1st Day Of School At Marjory Stoneman Douglas High, 6 Months After Mass Shooting

As students arrived at Marjory Stoneman Douglas High School for the start of the new school year on Wednesday, they found a tall new fence surrounding the perimeter, banners draped along the exterior willing them to be "#MSDStrong," and a fresh coat of burgundy paint in the hallways.

Each in its own way was an attempt to mark the setting as a place of learning and reassure its occupants of a fortified safety within its walls.

At a news conference held on the school lawn, Broward County Public Schools Superintendent Robert Runcie called it a "bittersweet day."

"Everyone's glad to get back and be reunited," Runcie said, six months and one day after the deadly shooting at the Parkland, Fla., high school.

"But it's six months away from the tragedy, which feels like it happened just yesterday."

A former student carried out a mass shooting on Feb. 14, killing 17 students and teachers.

"A lot of emotions going on," Runcie continued Wednesday. "It's still a challenging time for many of the students and faculty."

Sara Cardona, a junior, said it was difficult to be back on campus.

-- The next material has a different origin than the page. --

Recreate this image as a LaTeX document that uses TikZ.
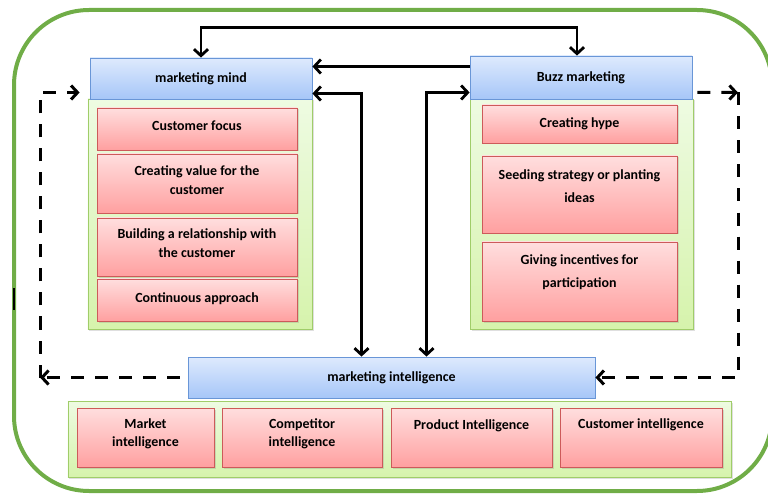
\documentclass[tikz,border=0pt]{standalone}
\usepackage{fontspec}
\setmainfont{Carlito}
\usetikzlibrary{arrows.meta,calc,positioning,shadows}

\definecolor{frame}{RGB}{112,173,71}
\definecolor{headline}{RGB}{105,150,215}
\definecolor{headtop}{RGB}{222,234,253}
\definecolor{headbot}{RGB}{166,198,248}
\definecolor{panelline}{RGB}{160,205,105}
\definecolor{paneltop}{RGB}{238,251,226}
\definecolor{panelbot}{RGB}{214,243,172}
\definecolor{cellline}{RGB}{205,90,90}
\definecolor{celltop}{RGB}{255,222,222}
\definecolor{cellbot}{RGB}{255,160,160}

\newcommand{\rows}[1]{\begin{tabular}[t]{@{}c@{}}#1\end{tabular}}

\begin{document}
\begin{tikzpicture}
[
	                x = 1bp,
	                y = -1bp,
	             font = \fontsize{14}{17}\selectfont\bfseries,
	               >= {Straight Barb[length=6.5bp,width=14bp]},
	     head/.style = { draw=headline, line width=0.8bp, top color=headtop, bottom color=headbot, inner sep=0pt },
	    panel/.style = { draw=panelline, line width=0.8bp, top color=paneltop, bottom color=panelbot,
	                     drop shadow={shadow xshift=1.5bp, shadow yshift=-1.5bp, opacity=0.25} },
	     cell/.style 2 args = { draw=cellline, line width=0.8bp, top color=celltop, bottom color=cellbot,
	                     inner sep=0pt, text height=#1bp, text depth=#2bp,
	                     drop shadow={shadow xshift=1.5bp, shadow yshift=-1.5bp, opacity=0.25} },
	     link/.style = { line width=2.8bp },
	 feedback/.style = { line width=3bp, dash pattern=on 13bp off 11bp }
]
	\useasboundingbox (0,0) rectangle (768,494);
	\clip (0,0) rectangle (768,494);

	% frame
	\draw [frame, line width=4bp, rounded corners=75bp] (14,10) rectangle (772,491);
	\draw [line width=1.2bp] (14,288) -- (14,310);

	% panels
	\node (mmpanel) at (200,214)   [panel, minimum width=224bp, minimum height=230bp] {};
	\node (bzpanel) at (581.5,214) [panel, minimum width=223bp, minimum height=230bp] {};
	\node (mipanel) at (399.5,439) [panel, minimum width=663bp, minimum height=76bp]  {};

	% headers
	\node (mm) at (201,78.5)   [head, minimum width=222bp, minimum height=41bp] {marketing mind};
	\node (bz) at (581,77.5)   [head, minimum width=222bp, minimum height=43bp] {Buzz marketing};
	\node (mi) at (391.5,377.5) [head, minimum width=407bp, minimum height=41bp] {marketing intelligence};

	% marketing mind
	\node (focus)    at (197,129)   [cell={23}{19}, minimum width=200bp] {Customer focus};
	\node (value)    at (197,183.5) [cell={22}{37}, minimum width=200bp] {\rows{Creating value for the\\[1.5bp] customer}};
	\node (bond)     at (197,247)   [cell={21}{37}, minimum width=200bp] {\rows{Building a relationship with\\[2bp] the customer}};
	\node (approach) at (197,300)   [cell={24}{18}, minimum width=200bp] {Continuous approach};

	% buzz marketing
	\node (hype)       at (579.5,124)   [cell={23}{15}, minimum width=195bp] {Creating hype};
	\node (seeding)    at (579.5,194.5) [cell={24}{53}, minimum width=195bp] {\rows{Seeding strategy or planting\\[6bp] ideas}};
	\node (incentives) at (579.5,281.5) [cell={23}{56}, minimum width=195bp] {\rows{Giving incentives for\\[6bp] participation}};

	% marketing intelligence
	\node (market)     at (145.5,437.5) [cell={20}{39}, minimum width=137bp] {\rows{Market\\[2bp] intelligence}};
	\node (competitor) at (302,437.5)   [cell={20}{39}, minimum width=160bp] {\rows{Competitor\\[2bp] intelligence}};
	\node (product)    at (471.5,437.5) [cell={21}{38}, minimum width=161bp] {Product Intelligence};
	\node (customer)   at (641,437.5)   [cell={20}{39}, minimum width=162bp] {Customer intelligence};

	% edges
	\draw [link, <->] (mm.north) -- ++(0,-30) -| ([xshift=-4bp]bz.north);
	\draw [link, ->] ([yshift=11bp]bz.west) -- ([yshift=11bp]bz.west -| mm.east);
	\draw [link, <->] ([xshift=-30bp]mi.north) |- ([yshift=-15bp]mm.east);
	\draw [link, <->] ([xshift=35bp]mi.north) |- ([yshift=-15bp]bz.west);

	% feedback loops
	\coordinate (dl) at (40,92.5);
	\coordinate (dr) at (738,92.5);
	\draw [feedback, ->] ([xshift=-8bp]mi.west) -- (mi.west -| dl);
	\draw [feedback, ->] (mi.west -| dl) -- (dl) -- ([xshift=-10bp]dl -| mm.west);
	\draw [feedback, ->] ([xshift=5bp,yshift=-15bp]bz.east) -- (dr);
	\draw [feedback, ->] (dr) |- (mi.east);
\end{tikzpicture}
\end{document}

"It's going to feel weird to not see some kids in our classes that we're used to seeing," Cardona said.

It was easier to put both the violence of the rampage and the death of 17 classmates out of her mind over the vacation months "because I feel like during summer, you don't really see anybody so it's like OK."

But being back on campus — near the same classrooms where terrified children hid behind doors and inside closets — is likely to bring back frightening memories for some returning students.

Still, Cardona expressed optimism about the year ahead. "I feel like a lot of people are hopeful and excited for the new year. And I feel like it's going to be OK," she said.

Since the end of the last academic year and throughout the summer Broward County Public Schools — the second-largest district in Florida with more than 200 schools — has taken steps to make all of its schools safer. Armed security staff have been assigned to each of its campuses.

"We continue to upgrade our surveillance camera systems at every school in Broward County," Runcie told reporters.

"We are moving forward and accelerated our single point of entry projects which uses a system of gates, fencing to funnel all visitors to a single point," he added.

The district is also moving forward with the state-mandated Coach Aaron Feis School Guardian Program, which allows certain school employees to carry guns on campus. And across the district, campuses will be running a "code red drill" during the first two weeks of school, and one each month thereafter.

At Marjory Stoneman Douglas, automatically locking doors have been installed. Instead of one school resource officer there are now at least three armed guards on campus, plus 15 other security monitors.

Plans to add metal detectors have been halted amid concerns over privacy and the logistics of having 3,000 students walk through them every day.

Incoming ninth-grade students will never set foot in the freshman building where the devastating shooting took place. That three-story structure will eventually be torn down. For now, it remains sealed up for evidentiary purposes under order from the State Attorney's Office. To students and their parents it is reminder of the shooting, surrounded by a 12-foot fence.

The state has set aside $25 million for a replacement, until then students will attend classes in 34 portable classrooms.

But no combination of building upgrades and boost in police presence has been enough to assuage some parents' anxiety over the perils of gun violence their children face in and out of school.

"They've stepped up security and there are measures in place now to hopefully stop it a little bit. But it could have been at a mall, it could have been anywhere," said Andy Libert, who drove his son Ryan to school Wednesday morning.

"The bottom line is a kid fell through the cracks in the system and he needed help," he added.

Fred Guttenberg, whose daughter Jaime was killed in the massacre, marked the first day of school on Twitter, sharing his son Jesse's decision to return to the same school as a senior.

"First day of school is not supposed to feel this way. Jaime was always most excited and I am missing her excitement today," Guttenberg wrote."I am so proud of @JesseGuttenberg. This year he will park in the senior lot and will have to walk by the building where Jaime was murdered 2 times per day," he ended.

Runcie announced the district is increasing the number of mental health counselors and behavior specialists and is upgrading its risk assessment teams, who will be charged with identifying students with "challenges."

"We've got to make sure we're doing the right kind of interventions, that the right kind of supports are there," Runcie explained.

It's not just the schools that have changed since the shooting. Many of the students at Marjory Stoneman Douglas have now become activists, pushing for gun control and other measures they believe will make schools safer.

Lauren Hogg spent her summer on the March for Our Lives bus tour though Florida and up to New York.

"This whole summer I've been joking with my friends while we're on the bus, there's three years until I can take a government class. But I'm lobbying in D.C.," she said.

Hogg said with all of the district's ramped up security measures, she is not worried about safety at her school. But she said it doesn't begin to address the problem of gun violence.

"What they did at my school is in a way, putting a Band-Aid on a broken bone," she said, exasperated. "Sure, it will fix this, but how's it going to protect my friends go to concerts, who go to clubs, who go to movie theaters, who go anywhere else and are in danger, even some of them just getting to school in inner cities?" she asked.